Quote only the span from the first line of the entries to the line containing "bin_lo = list(range(148, 352, 4))", both ends kept. Leave every picture out.

[Rows from a dataset of charts and code]
##############################

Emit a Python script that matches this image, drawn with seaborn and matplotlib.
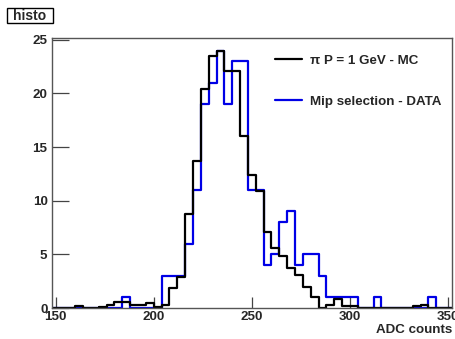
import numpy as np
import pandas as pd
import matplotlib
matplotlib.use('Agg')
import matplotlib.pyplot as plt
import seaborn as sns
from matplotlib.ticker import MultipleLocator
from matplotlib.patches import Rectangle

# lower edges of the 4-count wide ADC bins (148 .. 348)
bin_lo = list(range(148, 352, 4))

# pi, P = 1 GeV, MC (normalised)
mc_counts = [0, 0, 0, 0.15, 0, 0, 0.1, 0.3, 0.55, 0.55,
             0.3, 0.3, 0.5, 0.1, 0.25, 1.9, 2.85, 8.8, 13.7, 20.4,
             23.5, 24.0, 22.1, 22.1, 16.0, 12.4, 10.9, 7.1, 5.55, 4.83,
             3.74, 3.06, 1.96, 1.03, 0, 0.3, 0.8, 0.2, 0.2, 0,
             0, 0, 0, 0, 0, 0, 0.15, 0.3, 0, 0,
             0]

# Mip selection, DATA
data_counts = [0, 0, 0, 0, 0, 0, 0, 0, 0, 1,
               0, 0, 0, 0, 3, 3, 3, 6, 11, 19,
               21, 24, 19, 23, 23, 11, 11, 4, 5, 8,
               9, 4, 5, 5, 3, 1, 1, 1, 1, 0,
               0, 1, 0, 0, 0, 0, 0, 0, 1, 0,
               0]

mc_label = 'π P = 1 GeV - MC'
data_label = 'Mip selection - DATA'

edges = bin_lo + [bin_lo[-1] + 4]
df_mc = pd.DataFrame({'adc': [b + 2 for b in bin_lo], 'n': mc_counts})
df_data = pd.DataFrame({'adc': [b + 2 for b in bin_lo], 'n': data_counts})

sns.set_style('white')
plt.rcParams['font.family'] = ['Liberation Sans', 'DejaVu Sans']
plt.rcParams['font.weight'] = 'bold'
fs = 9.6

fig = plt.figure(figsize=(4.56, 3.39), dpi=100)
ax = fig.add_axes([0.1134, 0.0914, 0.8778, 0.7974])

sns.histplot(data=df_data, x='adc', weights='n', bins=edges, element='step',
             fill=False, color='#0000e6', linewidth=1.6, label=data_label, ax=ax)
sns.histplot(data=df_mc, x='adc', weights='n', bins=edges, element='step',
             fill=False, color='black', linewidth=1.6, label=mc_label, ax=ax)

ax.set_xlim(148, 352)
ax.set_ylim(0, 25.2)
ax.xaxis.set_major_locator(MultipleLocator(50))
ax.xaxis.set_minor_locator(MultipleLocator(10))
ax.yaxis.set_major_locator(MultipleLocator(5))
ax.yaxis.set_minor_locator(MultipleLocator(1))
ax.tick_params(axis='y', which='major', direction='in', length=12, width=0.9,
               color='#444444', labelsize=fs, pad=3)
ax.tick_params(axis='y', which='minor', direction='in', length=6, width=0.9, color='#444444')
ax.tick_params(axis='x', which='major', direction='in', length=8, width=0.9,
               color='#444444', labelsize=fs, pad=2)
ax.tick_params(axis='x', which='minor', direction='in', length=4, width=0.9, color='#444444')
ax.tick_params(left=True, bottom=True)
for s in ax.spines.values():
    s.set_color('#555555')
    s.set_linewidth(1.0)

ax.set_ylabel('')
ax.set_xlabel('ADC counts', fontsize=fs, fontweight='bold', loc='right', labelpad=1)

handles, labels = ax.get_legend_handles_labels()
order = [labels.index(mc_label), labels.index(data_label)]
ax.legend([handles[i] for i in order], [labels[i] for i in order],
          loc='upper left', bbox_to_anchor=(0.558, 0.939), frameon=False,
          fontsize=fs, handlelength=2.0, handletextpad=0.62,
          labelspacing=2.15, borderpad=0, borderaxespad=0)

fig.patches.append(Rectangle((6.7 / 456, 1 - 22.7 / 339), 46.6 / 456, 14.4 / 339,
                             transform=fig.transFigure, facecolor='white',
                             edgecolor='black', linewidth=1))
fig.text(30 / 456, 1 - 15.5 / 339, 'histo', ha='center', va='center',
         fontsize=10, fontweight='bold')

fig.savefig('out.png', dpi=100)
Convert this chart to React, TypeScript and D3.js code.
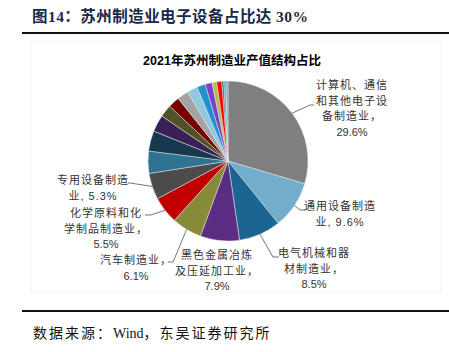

##############################

Output below.
Emit a Python script that matches this image, drawn with seaborn and matplotlib.
import numpy as np
import pandas as pd
import matplotlib
matplotlib.use('Agg')
import matplotlib.pyplot as plt
import seaborn as sns
from matplotlib.ticker import MultipleLocator
from matplotlib.patches import Rectangle

# lower edges of the 4-count wide ADC bins (148 .. 348)
bin_lo = list(range(148, 352, 4))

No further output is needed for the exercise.